■ WRITTEN INSTRUCTION ■
Leave out every picture, and retype exactly the lines from the line with "Generate a Python" through the line with "trans_a = [-84, 4, 205, 59, 19]", both ends included.

======== MATERIAL PROVIDED

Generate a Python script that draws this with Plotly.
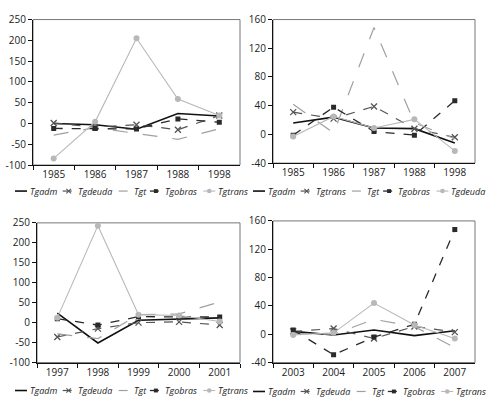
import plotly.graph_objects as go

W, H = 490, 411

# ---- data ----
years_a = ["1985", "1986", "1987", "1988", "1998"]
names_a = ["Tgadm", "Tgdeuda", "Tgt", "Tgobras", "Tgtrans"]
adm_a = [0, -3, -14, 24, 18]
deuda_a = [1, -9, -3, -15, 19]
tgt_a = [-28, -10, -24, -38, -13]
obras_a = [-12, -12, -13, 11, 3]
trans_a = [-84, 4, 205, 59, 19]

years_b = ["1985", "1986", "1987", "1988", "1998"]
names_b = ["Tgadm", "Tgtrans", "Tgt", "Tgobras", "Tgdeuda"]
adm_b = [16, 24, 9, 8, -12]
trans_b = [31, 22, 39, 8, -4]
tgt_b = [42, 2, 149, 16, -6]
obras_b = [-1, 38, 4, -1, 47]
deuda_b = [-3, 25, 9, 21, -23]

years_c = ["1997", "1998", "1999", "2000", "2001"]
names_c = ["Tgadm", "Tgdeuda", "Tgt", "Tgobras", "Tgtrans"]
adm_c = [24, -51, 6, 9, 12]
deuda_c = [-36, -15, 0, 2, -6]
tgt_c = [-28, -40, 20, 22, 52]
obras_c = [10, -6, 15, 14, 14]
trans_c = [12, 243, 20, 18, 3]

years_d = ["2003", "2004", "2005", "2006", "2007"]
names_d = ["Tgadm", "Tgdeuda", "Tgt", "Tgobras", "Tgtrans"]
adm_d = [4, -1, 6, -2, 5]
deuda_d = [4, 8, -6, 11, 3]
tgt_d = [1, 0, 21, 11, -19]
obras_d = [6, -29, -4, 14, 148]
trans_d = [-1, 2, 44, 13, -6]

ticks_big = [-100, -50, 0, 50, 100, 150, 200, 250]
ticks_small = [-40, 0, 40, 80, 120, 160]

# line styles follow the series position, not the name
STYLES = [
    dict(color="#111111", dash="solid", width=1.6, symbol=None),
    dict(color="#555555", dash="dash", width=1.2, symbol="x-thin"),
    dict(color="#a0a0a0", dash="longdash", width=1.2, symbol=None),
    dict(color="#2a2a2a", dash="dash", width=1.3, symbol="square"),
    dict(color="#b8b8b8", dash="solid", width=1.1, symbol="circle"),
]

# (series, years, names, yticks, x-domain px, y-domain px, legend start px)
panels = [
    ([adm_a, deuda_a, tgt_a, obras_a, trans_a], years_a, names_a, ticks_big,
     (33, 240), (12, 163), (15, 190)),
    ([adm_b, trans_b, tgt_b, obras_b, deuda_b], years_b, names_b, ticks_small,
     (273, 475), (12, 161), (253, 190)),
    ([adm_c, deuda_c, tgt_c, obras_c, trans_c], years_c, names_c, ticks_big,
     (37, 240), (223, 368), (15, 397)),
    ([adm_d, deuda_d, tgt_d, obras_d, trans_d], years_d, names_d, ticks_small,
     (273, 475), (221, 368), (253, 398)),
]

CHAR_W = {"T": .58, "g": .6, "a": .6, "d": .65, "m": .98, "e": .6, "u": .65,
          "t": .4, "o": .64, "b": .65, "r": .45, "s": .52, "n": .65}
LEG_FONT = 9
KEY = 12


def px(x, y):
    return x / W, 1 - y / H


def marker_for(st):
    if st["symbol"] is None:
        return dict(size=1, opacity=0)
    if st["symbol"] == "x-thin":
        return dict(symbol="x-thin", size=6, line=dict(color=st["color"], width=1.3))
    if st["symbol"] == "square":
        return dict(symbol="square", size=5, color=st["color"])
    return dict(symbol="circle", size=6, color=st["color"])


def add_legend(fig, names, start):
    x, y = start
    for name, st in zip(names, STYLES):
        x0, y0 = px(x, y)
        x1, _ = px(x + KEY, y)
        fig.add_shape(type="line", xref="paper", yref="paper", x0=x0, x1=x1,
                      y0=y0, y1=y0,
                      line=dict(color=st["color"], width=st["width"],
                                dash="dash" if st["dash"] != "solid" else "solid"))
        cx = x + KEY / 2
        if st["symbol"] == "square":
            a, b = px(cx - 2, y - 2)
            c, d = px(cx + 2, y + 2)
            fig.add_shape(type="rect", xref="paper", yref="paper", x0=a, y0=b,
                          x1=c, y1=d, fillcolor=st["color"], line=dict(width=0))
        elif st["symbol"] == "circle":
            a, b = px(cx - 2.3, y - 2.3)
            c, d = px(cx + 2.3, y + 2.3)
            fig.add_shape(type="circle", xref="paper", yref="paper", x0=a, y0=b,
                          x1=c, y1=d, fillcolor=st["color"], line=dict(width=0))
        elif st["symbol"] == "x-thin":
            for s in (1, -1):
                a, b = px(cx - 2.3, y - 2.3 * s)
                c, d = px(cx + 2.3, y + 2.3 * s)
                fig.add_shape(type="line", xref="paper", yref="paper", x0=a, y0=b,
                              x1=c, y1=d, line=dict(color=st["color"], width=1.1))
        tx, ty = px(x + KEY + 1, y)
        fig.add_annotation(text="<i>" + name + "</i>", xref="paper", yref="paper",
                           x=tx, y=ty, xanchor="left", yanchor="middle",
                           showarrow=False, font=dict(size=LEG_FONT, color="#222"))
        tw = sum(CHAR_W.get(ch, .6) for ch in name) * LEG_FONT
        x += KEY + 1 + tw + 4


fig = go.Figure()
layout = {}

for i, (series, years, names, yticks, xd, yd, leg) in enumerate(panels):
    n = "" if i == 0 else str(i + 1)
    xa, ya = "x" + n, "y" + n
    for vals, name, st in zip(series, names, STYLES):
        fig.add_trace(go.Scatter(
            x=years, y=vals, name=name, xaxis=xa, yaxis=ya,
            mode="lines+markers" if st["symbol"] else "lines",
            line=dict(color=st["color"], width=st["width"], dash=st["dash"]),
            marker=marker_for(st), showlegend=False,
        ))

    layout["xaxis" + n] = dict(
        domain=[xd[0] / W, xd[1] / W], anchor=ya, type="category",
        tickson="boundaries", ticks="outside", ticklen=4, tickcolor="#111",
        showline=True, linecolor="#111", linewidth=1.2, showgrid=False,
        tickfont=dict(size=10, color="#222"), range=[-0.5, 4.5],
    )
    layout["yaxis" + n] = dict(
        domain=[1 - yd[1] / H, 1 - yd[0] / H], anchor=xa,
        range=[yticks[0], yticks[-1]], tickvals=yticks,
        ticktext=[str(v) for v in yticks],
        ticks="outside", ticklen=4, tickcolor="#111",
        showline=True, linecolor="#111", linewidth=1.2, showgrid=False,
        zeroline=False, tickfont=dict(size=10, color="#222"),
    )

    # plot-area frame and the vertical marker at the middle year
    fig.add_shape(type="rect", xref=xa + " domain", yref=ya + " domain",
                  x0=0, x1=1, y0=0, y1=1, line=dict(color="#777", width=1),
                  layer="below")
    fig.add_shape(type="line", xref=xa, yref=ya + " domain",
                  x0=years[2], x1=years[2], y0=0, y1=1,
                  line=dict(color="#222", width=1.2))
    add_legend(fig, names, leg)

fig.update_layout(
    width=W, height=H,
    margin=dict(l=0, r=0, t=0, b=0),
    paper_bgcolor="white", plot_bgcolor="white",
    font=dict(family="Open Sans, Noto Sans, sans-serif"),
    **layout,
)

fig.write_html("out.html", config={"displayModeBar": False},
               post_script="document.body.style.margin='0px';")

================
======== MATERIAL PROVIDED

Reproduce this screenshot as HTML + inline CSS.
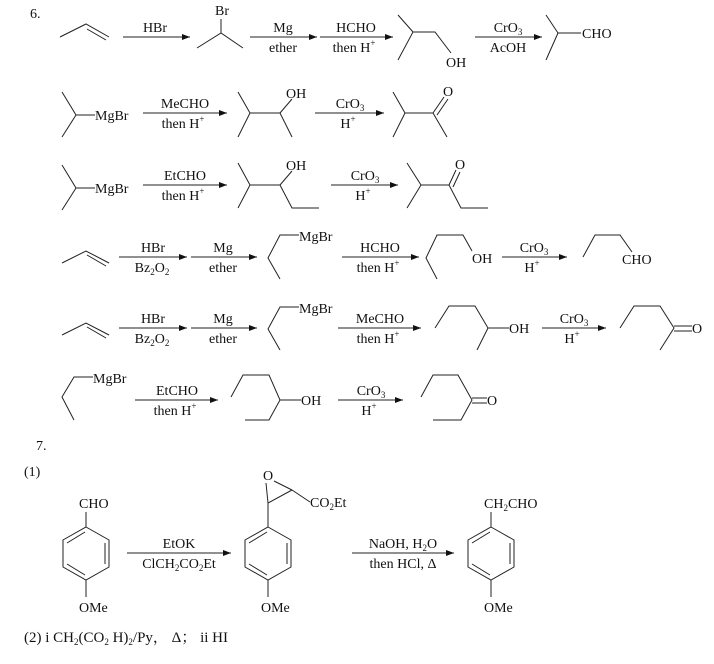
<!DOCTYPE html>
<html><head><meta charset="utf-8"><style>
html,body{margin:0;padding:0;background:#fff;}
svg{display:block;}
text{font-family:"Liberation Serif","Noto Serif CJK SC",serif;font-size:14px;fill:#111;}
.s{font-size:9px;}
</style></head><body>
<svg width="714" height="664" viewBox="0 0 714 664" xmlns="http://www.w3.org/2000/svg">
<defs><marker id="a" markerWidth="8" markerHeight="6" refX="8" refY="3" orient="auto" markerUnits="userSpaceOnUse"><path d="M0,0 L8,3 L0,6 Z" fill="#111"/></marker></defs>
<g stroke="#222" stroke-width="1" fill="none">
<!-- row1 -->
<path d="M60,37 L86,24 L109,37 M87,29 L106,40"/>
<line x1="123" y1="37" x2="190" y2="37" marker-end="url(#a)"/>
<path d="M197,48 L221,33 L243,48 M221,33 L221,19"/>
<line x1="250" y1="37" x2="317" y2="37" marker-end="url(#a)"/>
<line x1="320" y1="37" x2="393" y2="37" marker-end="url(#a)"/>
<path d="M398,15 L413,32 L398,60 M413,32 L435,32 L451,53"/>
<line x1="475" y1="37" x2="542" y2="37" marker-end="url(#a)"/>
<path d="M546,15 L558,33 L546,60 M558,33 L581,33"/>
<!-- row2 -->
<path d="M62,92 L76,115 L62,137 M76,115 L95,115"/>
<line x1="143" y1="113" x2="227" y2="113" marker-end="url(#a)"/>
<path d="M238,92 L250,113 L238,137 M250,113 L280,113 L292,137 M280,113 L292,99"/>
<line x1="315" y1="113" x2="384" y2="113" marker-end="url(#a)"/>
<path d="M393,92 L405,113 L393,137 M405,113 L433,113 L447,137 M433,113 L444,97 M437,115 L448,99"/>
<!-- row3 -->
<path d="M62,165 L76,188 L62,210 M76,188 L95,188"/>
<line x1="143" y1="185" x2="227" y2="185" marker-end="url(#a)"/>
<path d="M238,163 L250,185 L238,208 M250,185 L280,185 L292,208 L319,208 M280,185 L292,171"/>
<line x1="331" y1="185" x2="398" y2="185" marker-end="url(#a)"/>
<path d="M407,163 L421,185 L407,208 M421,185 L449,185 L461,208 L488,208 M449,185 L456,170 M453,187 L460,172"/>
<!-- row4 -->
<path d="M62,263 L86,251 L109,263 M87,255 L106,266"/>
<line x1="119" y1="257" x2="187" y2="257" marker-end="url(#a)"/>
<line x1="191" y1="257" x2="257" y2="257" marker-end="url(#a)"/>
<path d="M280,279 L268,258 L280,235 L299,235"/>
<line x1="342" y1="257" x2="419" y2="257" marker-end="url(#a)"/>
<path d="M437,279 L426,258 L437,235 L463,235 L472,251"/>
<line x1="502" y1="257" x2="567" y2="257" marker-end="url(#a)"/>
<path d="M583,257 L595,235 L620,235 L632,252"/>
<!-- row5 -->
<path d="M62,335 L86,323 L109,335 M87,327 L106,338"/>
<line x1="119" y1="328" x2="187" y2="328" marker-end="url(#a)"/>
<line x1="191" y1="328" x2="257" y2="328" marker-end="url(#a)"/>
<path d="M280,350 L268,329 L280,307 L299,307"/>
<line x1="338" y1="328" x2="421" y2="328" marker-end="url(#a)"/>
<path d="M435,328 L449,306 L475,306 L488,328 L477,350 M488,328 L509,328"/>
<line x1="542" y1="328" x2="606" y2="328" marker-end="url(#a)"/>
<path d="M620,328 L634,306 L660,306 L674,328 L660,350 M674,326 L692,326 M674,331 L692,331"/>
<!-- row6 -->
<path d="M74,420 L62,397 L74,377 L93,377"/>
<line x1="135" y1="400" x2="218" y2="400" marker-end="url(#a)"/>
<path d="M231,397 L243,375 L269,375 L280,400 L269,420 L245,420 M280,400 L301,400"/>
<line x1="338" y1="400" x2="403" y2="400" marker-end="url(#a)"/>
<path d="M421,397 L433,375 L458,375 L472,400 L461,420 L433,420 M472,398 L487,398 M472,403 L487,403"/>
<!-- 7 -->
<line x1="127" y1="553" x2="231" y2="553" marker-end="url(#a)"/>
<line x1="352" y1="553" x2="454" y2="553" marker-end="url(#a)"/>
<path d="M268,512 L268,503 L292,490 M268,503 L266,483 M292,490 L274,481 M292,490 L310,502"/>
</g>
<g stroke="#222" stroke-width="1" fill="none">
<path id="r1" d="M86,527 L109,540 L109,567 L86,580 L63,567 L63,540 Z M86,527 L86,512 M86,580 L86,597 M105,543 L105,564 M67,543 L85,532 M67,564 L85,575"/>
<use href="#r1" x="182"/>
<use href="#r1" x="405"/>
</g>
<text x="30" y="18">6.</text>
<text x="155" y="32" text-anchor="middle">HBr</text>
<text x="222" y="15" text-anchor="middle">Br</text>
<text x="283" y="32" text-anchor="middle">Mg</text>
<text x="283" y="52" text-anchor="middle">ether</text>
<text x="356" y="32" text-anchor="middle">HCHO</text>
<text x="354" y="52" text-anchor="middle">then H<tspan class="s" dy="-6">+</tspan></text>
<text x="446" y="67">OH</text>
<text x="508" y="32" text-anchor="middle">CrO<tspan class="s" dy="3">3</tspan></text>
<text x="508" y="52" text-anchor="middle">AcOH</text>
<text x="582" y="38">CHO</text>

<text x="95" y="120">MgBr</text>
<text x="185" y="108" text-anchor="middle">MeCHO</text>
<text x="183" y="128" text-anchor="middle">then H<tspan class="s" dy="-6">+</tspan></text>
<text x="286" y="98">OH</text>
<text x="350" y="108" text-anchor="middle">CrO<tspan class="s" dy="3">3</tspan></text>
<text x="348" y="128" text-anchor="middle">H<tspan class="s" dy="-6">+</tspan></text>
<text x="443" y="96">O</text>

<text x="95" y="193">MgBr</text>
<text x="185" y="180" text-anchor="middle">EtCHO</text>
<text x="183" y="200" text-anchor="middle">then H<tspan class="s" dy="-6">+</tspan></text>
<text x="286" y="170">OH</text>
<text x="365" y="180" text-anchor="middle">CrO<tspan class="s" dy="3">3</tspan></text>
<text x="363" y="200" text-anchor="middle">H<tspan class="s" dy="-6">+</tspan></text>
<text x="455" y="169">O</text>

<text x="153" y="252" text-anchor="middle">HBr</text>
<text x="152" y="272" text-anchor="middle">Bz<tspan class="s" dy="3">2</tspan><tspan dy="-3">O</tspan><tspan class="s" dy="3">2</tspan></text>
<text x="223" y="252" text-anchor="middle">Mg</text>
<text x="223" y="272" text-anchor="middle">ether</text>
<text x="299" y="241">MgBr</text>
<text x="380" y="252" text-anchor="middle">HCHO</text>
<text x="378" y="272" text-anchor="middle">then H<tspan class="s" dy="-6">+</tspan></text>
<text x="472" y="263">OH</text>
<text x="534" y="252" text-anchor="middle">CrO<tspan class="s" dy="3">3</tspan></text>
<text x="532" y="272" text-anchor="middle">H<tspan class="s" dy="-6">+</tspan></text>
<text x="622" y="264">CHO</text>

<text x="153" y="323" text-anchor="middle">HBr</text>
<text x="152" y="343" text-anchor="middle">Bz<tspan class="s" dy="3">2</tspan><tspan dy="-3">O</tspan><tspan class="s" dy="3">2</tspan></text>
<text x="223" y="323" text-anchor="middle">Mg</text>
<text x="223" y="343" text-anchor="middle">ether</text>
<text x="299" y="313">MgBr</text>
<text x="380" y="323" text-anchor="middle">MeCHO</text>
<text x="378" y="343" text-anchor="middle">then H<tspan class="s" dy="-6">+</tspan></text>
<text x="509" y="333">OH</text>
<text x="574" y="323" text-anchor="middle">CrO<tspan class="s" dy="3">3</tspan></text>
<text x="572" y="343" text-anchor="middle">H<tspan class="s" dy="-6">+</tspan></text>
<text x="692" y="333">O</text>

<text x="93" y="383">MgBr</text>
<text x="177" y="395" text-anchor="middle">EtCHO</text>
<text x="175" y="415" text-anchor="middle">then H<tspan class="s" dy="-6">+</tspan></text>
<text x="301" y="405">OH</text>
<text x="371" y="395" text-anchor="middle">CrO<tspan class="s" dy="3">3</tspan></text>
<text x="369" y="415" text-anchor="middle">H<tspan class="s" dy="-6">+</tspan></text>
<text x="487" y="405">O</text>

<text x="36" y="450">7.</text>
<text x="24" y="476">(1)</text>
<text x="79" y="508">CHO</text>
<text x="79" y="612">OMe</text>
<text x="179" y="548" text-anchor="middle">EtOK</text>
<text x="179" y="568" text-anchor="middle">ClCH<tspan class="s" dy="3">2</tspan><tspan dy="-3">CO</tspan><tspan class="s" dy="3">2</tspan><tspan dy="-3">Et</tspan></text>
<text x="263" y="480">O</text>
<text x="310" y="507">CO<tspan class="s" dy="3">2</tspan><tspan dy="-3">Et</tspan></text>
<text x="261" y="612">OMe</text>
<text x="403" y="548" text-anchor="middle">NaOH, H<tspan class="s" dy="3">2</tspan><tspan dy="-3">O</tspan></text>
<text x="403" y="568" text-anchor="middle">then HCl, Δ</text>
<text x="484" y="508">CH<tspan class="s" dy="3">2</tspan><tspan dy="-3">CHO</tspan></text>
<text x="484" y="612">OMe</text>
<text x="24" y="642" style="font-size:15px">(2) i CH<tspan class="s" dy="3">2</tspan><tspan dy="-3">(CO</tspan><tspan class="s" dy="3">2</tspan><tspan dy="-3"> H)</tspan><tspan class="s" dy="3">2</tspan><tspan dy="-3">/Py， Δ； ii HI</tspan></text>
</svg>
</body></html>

================

■ COMPLETED EXERCISE ■
Generate a Python script that draws this with Plotly.
import plotly.graph_objects as go

W, H = 490, 411

# ---- data ----
years_a = ["1985", "1986", "1987", "1988", "1998"]
names_a = ["Tgadm", "Tgdeuda", "Tgt", "Tgobras", "Tgtrans"]
adm_a = [0, -3, -14, 24, 18]
deuda_a = [1, -9, -3, -15, 19]
tgt_a = [-28, -10, -24, -38, -13]
obras_a = [-12, -12, -13, 11, 3]
trans_a = [-84, 4, 205, 59, 19]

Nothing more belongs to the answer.